Friday, October 21, 2011

2 POEMS WRITTEN IN PARIS AT THE BEGINNING OF THE WAR IN IRAQ

MARCH 2003 

Gusts of wind blow across the beach and with just one
final turn, the surf crashes against the shore.
They are crossing over now, breaking through the green waves
and white foam like flying fish glittering in the sun.
Death carries a long knife, there are shadows behind his eyes.

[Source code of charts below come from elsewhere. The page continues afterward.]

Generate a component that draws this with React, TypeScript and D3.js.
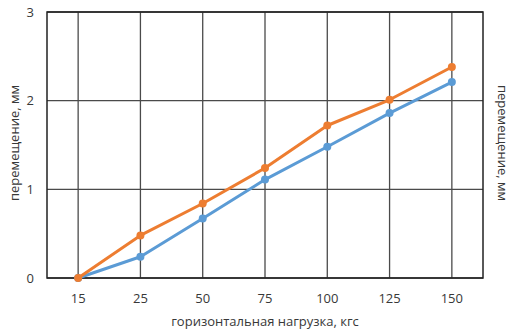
import React, { useEffect, useRef } from "react";
import * as d3 from "d3";

const loads = ["15", "25", "50", "75", "100", "125", "150"];
const orangeValues = [0, 0.48, 0.84, 1.24, 1.72, 2.01, 2.38];
const blueValues = [0, 0.24, 0.67, 1.11, 1.48, 1.86, 2.21];
const yTicks = [0, 1, 2, 3];

const width = 515;
const height = 334;
const margin = { top: 12, right: 32, bottom: 56, left: 47 };
const font = "'Open Sans', 'Noto Sans', sans-serif";
const textColor = "#383838";

export default function App() {
  const svgRef = useRef<SVGSVGElement>(null);

  useEffect(() => {
    if (!svgRef.current) return;
    const svg = d3.select(svgRef.current);
    svg.selectAll("*").remove();

    const x = d3.scaleBand().domain(loads).range([margin.left, width - margin.right]);
    const cx = (d: string) => (x(d) || 0) + x.bandwidth() / 2;
    const y = d3.scaleLinear().domain([0, 3]).range([height - margin.bottom, margin.top]);

    const g = svg.append("g");

    // vertical grid at category centres
    g.selectAll("line.vg")
      .data(loads)
      .enter().append("line")
      .attr("x1", d => cx(d)).attr("x2", d => cx(d))
      .attr("y1", margin.top).attr("y2", height - margin.bottom)
      .attr("stroke", "#4a4a4a").attr("stroke-width", 1.3);

    // horizontal grid
    g.selectAll("line.hg")
      .data(yTicks)
      .enter().append("line")
      .attr("x1", margin.left).attr("x2", width - margin.right)
      .attr("y1", d => y(d)).attr("y2", d => y(d))
      .attr("stroke", "#4a4a4a").attr("stroke-width", 1.3);

    // frame
    g.append("rect")
      .attr("x", margin.left).attr("y", margin.top)
      .attr("width", width - margin.left - margin.right)
      .attr("height", height - margin.top - margin.bottom)
      .attr("fill", "none").attr("stroke", "#222").attr("stroke-width", 1.5);

    const label = (sel: any) =>
      sel.attr("font-family", font).attr("font-size", 13).attr("fill", textColor);

    // y tick labels
    g.selectAll("text.yt")
      .data(yTicks)
      .enter().append("text")
      .attr("x", 34).attr("y", d => y(d))
      .attr("dy", "0.35em").attr("text-anchor", "end")
      .call(label)
      .text(d => d);

    // x tick labels
    g.selectAll("text.xt")
      .data(loads)
      .enter().append("text")
      .attr("x", d => cx(d)).attr("y", 298)
      .attr("dy", "0.35em").attr("text-anchor", "middle")
      .call(label)
      .text(d => d);

    g.append("text")
      .attr("x", 265).attr("y", 321).attr("dy", "0.35em")
      .attr("text-anchor", "middle")
      .call(label)
      .text("горизонтальная нагрузка, кгс");

    g.append("text")
      .attr("transform", "translate(14,143) rotate(-90)")
      .attr("dy", "0.35em").attr("text-anchor", "middle")
      .call(label)
      .text("перемещение, мм");

    g.append("text")
      .attr("transform", "translate(503,143) rotate(90)")
      .attr("dy", "0.35em").attr("text-anchor", "middle")
      .call(label)
      .text("перемещение, мм");

    const line = d3.line<number>()
      .x((_, i) => cx(loads[i]))
      .y(d => y(d));

    const series = [
      { values: blueValues, color: "#5B9BD5" },
      { values: orangeValues, color: "#ED7D31" },
    ];

    series.forEach(s => {
      g.append("path")
        .datum(s.values)
        .attr("d", line)
        .attr("fill", "none")
        .attr("stroke", s.color)
        .attr("stroke-width", 3)
        .attr("stroke-linejoin", "round");
      g.selectAll(null)
        .data(s.values)
        .enter().append("circle")
        .attr("cx", (_, i) => cx(loads[i]))
        .attr("cy", d => y(d))
        .attr("r", 4)
        .attr("fill", s.color);
    });
  }, []);

  return (
    <div style={{ position: "fixed", left: 0, top: 0, width, height, background: "#fff" }}>
      <svg ref={svgRef} width={width} height={height} style={{ display: "block" }} />
    </div>
  );
}
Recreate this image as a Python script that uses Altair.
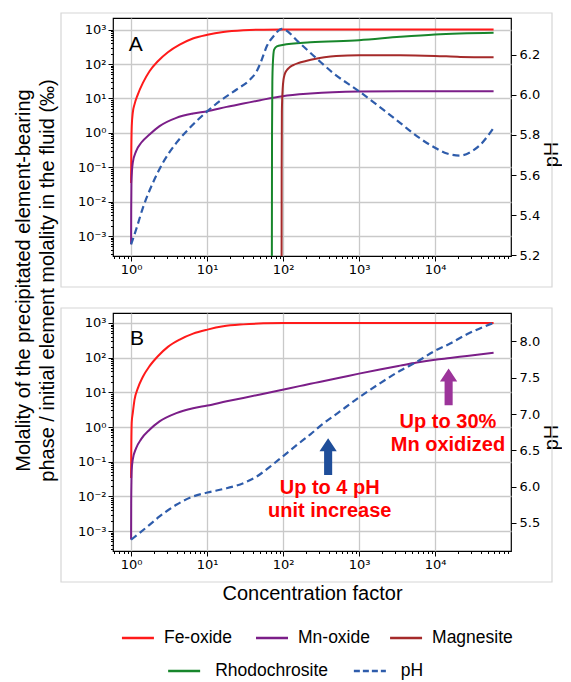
import altair as alt
import pandas as pd

# ---------------- data ----------------
series_names = ["Fe-oxide", "Mn-oxide", "Magnesite", "Rhodochrosite", "pH"]
series_colors = ["#ff1a1a", "#7b1e88", "#a52a2a", "#17862b", "#2e5cab"]

# Panel A
a_fe_cf = [1.0, 1.005, 1.02, 1.052, 1.107, 1.225, 1.43, 1.748, 2.25, 3.05, 4.36, 6.5, 10.1, 16.3, 30, 55, 100, 1000, 10000, 59000]
a_fe_m = [0.035, 0.21, 1.55, 3.8, 6.6, 12.9, 28.2, 61.7, 120, 219, 363, 550, 708, 851, 955, 995, 1000, 1000, 1000, 1000]

a_mn_cf = [1.0, 1.003, 1.01, 1.052, 1.165, 1.356, 1.748, 2.37, 3.94, 6.54, 10.1, 18.1, 30, 50, 98.4, 229, 453, 1000, 10000, 59000]
a_mn_m = [5.8e-4, 0.006, 0.035, 0.135, 0.295, 0.513, 0.893, 1.56, 2.72, 3.63, 4.25, 5.67, 7.08, 8.87, 11.6, 13.8, 15.1, 15.8, 16.2, 16.2]

a_mg_cf = [95.5, 95.9, 96.5, 97.5, 99, 101.5, 105, 112, 122, 135, 160, 200, 260, 350, 500, 1000, 3470, 10000, 21400, 59000]
a_mg_m = [1e-6, 0.1, 4.0, 10, 20, 35.5, 50, 66, 80, 92, 107, 122, 140, 158, 172, 180, 180, 172, 161, 157]

a_rh_cf = [71.0, 71.6, 72.3, 73.5, 76.3, 82.8, 98.4, 229, 1000, 3470, 10000, 59000]
a_rh_m = [1e-6, 1.0, 30, 110, 263, 327, 358, 427, 490, 617, 724, 813]

a_ph_cf = [1.0, 1.165, 1.43, 1.935, 2.62, 3.94, 5.91, 10.1, 14.7, 24.5, 36.7, 45, 52.5, 61, 74.8, 96.4,
           164, 272, 453, 1000, 2080, 3470, 5760, 10000, 14400, 21500, 29200, 39700, 59000]
a_ph = [5.255, 5.329, 5.437, 5.561, 5.661, 5.76, 5.835, 5.918, 5.968, 6.026, 6.075, 6.117, 6.175, 6.241, 6.291, 6.328,
        6.258, 6.183, 6.109, 6.017, 5.926, 5.86, 5.794, 5.736, 5.707, 5.697, 5.714, 5.752, 5.835]

# Panel B
b_fe_cf = [1.0, 1.005, 1.02, 1.052, 1.107, 1.225, 1.43, 1.748, 2.25, 3.05, 4.36, 6.55, 10.1, 16.3, 30, 55, 100, 1000, 10000, 59000]
b_fe_m = [0.034, 0.2, 1.41, 2.5, 6.0, 13.0, 28.2, 57.0, 110, 205, 333, 494, 644, 802, 912, 977, 1000, 1000, 1000, 1000]

b_mn_cf = [1.0, 1.003, 1.01, 1.02, 1.052, 1.165, 1.356, 1.748, 2.37, 3.94, 6.54, 10.1, 18.1, 30, 50, 98.4, 164, 229,
           301, 555, 1000, 1880, 3470, 5760, 10000, 15800, 26300, 59000]
b_mn_m = [5.75e-4, 0.0063, 0.0245, 0.0589, 0.115, 0.245, 0.447, 0.832, 1.45, 2.51, 3.47, 4.17, 5.5, 6.9, 8.7, 11.9, 15.1, 17.6,
          20.0, 26.4, 34.7, 45.7, 58.9, 72.4, 87.1, 97.7, 112, 138]

b_ph_cf = [1.0, 1.29, 1.748, 2.37, 3.94, 6.54, 10.1, 18.1, 30, 45, 67.6, 98.4, 152, 229, 301, 555, 1000, 1880, 3470,
           5760, 10000, 15800, 26300, 59000]
b_ph = [5.266, 5.358, 5.472, 5.587, 5.748, 5.862, 5.917, 5.977, 6.046, 6.138, 6.275, 6.413, 6.573, 6.72, 6.826, 7.032,
        7.229, 7.422, 7.596, 7.72, 7.872, 7.972, 8.1, 8.257]

# annotations (data coordinates; text anchored at its first line)
panel_labels = ["A", "B"]
panel_label_cf = [0.93, 0.97]
panel_label_m = [234, 229]
note_texts = ["Up to 30%\nMn oxidized", "Up to 4 pH\nunit increase"]
note_cf = [14800, 411]
note_m = [1.42, 0.018]
arrow_ph_cf, arrow_ph_m = [392], [0.14]
arrow_mn_cf, arrow_mn_m = [15100], [14.4]

# axes
x_domain = [0.578, 1.0e5]
ya_domain = [2.63e-4, 2173]
yb_domain = [2.66e-4, 1941]
pha_domain = [5.197, 6.382]
phb_domain = [5.111, 8.393]
pha_ticks = [5.2, 5.4, 5.6, 5.8, 6.0, 6.2]
phb_ticks = [5.5, 6.0, 6.5, 7.0, 7.5, 8.0]
x_ticks = [k * 10.0 ** e for e in range(-1, 5) for k in range(1, 10) if x_domain[0] <= k * 10.0 ** e <= x_domain[1]]
y_ticks = [k * 10.0 ** e for e in range(-4, 4) for k in range(1, 10) if 2.7e-4 <= k * 10.0 ** e <= 1941]

legend_row1 = ["Fe-oxide", "Mn-oxide", "Magnesite"]
legend_row2 = ["Rhodochrosite", "pH"]

# ---------------- styling helpers ----------------
SANS = "Liberation Sans"
TICKF = "DejaVu Sans"
W, H = 398, 238
PH_COLOR = series_colors[4]

MAJOR = "abs(log(datum.value)/LN10 - round(log(datum.value)/LN10)) < 0.001"
SUP = "['\u207b\u2074','\u207b\u00b3','\u207b\u00b2','\u207b\u00b9','\u2070','\u00b9','\u00b2','\u00b3','\u2074','\u2075']"
LABEL = f"({MAJOR}) ? '10' + {SUP}[round(log(datum.value)/LN10) + 4] : ''"

def log_axis(orient, values, **kw):
    return alt.Axis(orient=orient, values=values, labelExpr=LABEL, labelOverlap=False, labelFlush=False,
                    labelFont=TICKF, labelFontSize=13, labelColor="black", labelPadding=2,
                    tickColor="black", tickWidth=1,
                    tickSize={"condition": {"test": MAJOR, "value": 5}, "value": 2.5},
                    grid=True, gridColor="#c9c9c9", gridWidth=1.3,
                    gridOpacity={"condition": {"test": MAJOR, "value": 1}, "value": 0},
                    domain=False, titleFont=SANS, titleFontSize=20, titleFontWeight="normal",
                    titleColor="black", titleLimit=1000, **kw)

xscale = alt.Scale(type="log", domain=x_domain, nice=False)

def xenc(show_title):
    if show_title:
        ax = log_axis("bottom", x_ticks, title="Concentration factor", titleY=42, titleBaseline="middle")
        return alt.X("cf:Q", scale=xscale, axis=ax, title="Concentration factor")
    ax = log_axis("bottom", x_ticks, title=None)
    return alt.X("cf:Q", scale=xscale, axis=ax, title=None)

def long_df(pairs):
    rows = []
    for name, xs, ys in pairs:
        for a, b in zip(xs, ys):
            rows.append({"series": name, "cf": a, "m": b})
    return pd.DataFrame(rows)

color_scale = alt.Scale(domain=series_names, range=series_colors)

def panel(solid_df, ph_cf, ph_vals, ydom, phdom, phticks, ph_title_y, idx, bottom, extra=()):
    ys = alt.Scale(type="log", domain=ydom, nice=False)
    if idx == 0:
        yax = log_axis("left", y_ticks,
                       title=["Molality of the precipitated element-bearing",
                              "phase / initial element molality in the fluid (\u2030)"],
                       titleX=-90, titleY=262, titleAngle=270, titleAlign="center",
                       titleBaseline="middle", titleLineHeight=24)
    else:
        yax = log_axis("left", y_ticks, title=None)
    frame = alt.Chart(pd.DataFrame({"k": [0]})).mark_rect(
        fillOpacity=0, stroke="#d6d6d6", strokeWidth=1.2
    ).encode(x=alt.value(-52), x2=alt.value(W + 41), y=alt.value(-5), y2=alt.value(H + 31))
    lines = alt.Chart(solid_df).mark_line(strokeWidth=2, clip=True, interpolate="monotone").encode(
        x=xenc(bottom),
        y=alt.Y("m:Q", scale=ys, axis=yax),
        color=alt.Color("series:N", scale=color_scale, legend=None),
    )
    phdf = pd.DataFrame({"cf": ph_cf, "ph": ph_vals})
    phax = alt.Axis(orient="right", values=phticks, format=".1f", title="pH", titleAngle=270,
                    titleX=40, titleY=ph_title_y, titleAlign="center", titleBaseline="middle",
                    titleFont=SANS, titleFontSize=20, titleFontWeight="normal", titleColor="black",
                    labelFont=TICKF, labelFontSize=13, labelColor="black", labelPadding=3,
                    tickSize=5, tickColor="black", domain=False, grid=False)
    phl = alt.Chart(phdf).mark_line(color=PH_COLOR, strokeWidth=2.2, strokeDash=[7, 4], clip=True,
                                    interpolate="monotone").encode(
        x=xenc(bottom),
        y=alt.Y("ph:Q", scale=alt.Scale(domain=phdom, zero=False, nice=False), axis=phax),
    )
    lab = alt.Chart(pd.DataFrame({"t": [panel_labels[idx]], "cf": [panel_label_cf[idx]],
                                  "m": [panel_label_m[idx]]})).mark_text(
        align="left", baseline="alphabetic", font=SANS, fontSize=21, color="black"
    ).encode(x=xenc(bottom), y=alt.Y("m:Q", scale=ys, axis=None), text="t:N")
    layers = [frame, lines, phl, lab]
    for e in extra:
        layers.append(e(ys, bottom))
    return alt.layer(*layers).resolve_scale(y="independent").properties(width=W, height=H)

ARROW = "M-0.22,1 L0.22,1 L0.22,-0.29 L0.47,-0.29 L0,-1 L-0.47,-0.29 L-0.22,-0.29 Z"

def notes_layer(ys, bottom):
    df = pd.DataFrame({"t": note_texts, "cf": note_cf, "m": note_m})
    return alt.Chart(df).mark_text(align="center", baseline="middle", lineBreak="\n", lineHeight=23,
                                   font=SANS, fontSize=20, fontWeight="bold", color="#ff0000").encode(
        x=xenc(bottom), y=alt.Y("m:Q", scale=ys, axis=None), text="t:N")

def arrow_ph_layer(ys, bottom):
    df = pd.DataFrame({"cf": arrow_ph_cf, "m": arrow_ph_m})
    return alt.Chart(df).mark_point(shape=ARROW, size=1350, filled=True, color="#1f4e9a", opacity=1,
                                    strokeWidth=0).encode(
        x=xenc(bottom), y=alt.Y("m:Q", scale=ys, axis=None))

def arrow_mn_layer(ys, bottom):
    df = pd.DataFrame({"cf": arrow_mn_cf, "m": arrow_mn_m})
    return alt.Chart(df).mark_point(shape=ARROW, size=1350, filled=True, color="#9c349a", opacity=1,
                                    strokeWidth=0).encode(
        x=xenc(bottom), y=alt.Y("m:Q", scale=ys, axis=None))

dfA = long_df([("Fe-oxide", a_fe_cf, a_fe_m), ("Mn-oxide", a_mn_cf, a_mn_m),
               ("Magnesite", a_mg_cf, a_mg_m), ("Rhodochrosite", a_rh_cf, a_rh_m)])
dfB = long_df([("Fe-oxide", b_fe_cf, b_fe_m), ("Mn-oxide", b_mn_cf, b_mn_m)])

panelA = panel(dfA, a_ph_cf, a_ph, ya_domain, pha_domain, pha_ticks, 136, 0, False)
panelB = panel(dfB, b_ph_cf, b_ph, yb_domain, phb_domain, phb_ticks, 124, 1, True,
               extra=(notes_layer, arrow_ph_layer, arrow_mn_layer))

LINE = "M-1,0L1,0"

def legend_row(items, width, pad, dx):
    df = pd.DataFrame({"series": items})
    xe = alt.X("series:N", sort=items, scale=alt.Scale(type="point", padding=pad), axis=None)
    sym = alt.Chart(df).mark_point(shape=LINE, size=1024, filled=False, strokeWidth=2.6, opacity=1).encode(
        x=xe,
        color=alt.Color("series:N", scale=color_scale, legend=None),
        strokeDash=alt.StrokeDash("series:N", scale=alt.Scale(domain=series_names,
                                  range=[[1, 0], [1, 0], [1, 0], [1, 0], [6, 3]]), legend=None),
    )
    txt = alt.Chart(df).mark_text(align="left", baseline="middle", dx=dx, font=SANS, fontSize=17.5,
                                  color="black").encode(x=xe, text="series:N")
    return alt.layer(sym, txt).properties(width=width, height=20,
                                          view=alt.ViewBackground(stroke="transparent"))

row1 = legend_row(legend_row1, 318, 0.186, 26)
row2 = legend_row(legend_row2, 328, 0.383, 31)

legend = alt.vconcat(row1, row2, spacing=13, bounds="flush")
lower = alt.vconcat(panelB, legend, spacing=77, bounds="flush")
chart = alt.vconcat(panelA, lower, spacing=57, bounds="flush").properties(
    padding={"left": 4, "top": 3, "right": 0, "bottom": 0}, background="white"
).configure_view(stroke="black", strokeWidth=1.2)

chart.save("out.html", embed_options={"renderer": "svg", "actions": False})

The Pentagon insists that once Iraq is disarmed,
the sanctions will come to an end.
But the dead will not be paroled from their prison cells
and their severed limbs will not grow back.
Death carries a long knife, there are shadows behind his eyes.



HIGH CONDITION (RED)

Air raid sirens sound as clouds of smoke billow over Baghdad;
and so it has begun, so that even now as flowers bloom
in pink, white and violet clusters, F/A 18 Hornets take off

from dark blue strips in the Mediterranean, their engines
emitting vapor trails that drift and then vanish into the desert sky;
and even now as women in white march in Jakarta

and protesters stand outside the Houses of Parliament in London,
a mother discovers the torso of her missing child
and blue on blue fire kills another marine.







Sunday, October 9, 2011

FOR AGNES AT THE CAFÉ

She didn’t like them was all she could say.
She didn’t like poetry
in general and didn’t like my poems in particular.
But why had she been so honest?
That was what I wanted to know.
I tried to tell her that I was reaching
for something unknown,
that I wanted to float up
out of my body

and out of the room and touch the heavens;
and then I remembered a moment in a café,
weeks before, so clear to me now,
when she looked away,
a crease appearing on her forehead
as she frowned,
as if I were speaking in tongues
or skywriting
with just a finger while flying in the dark.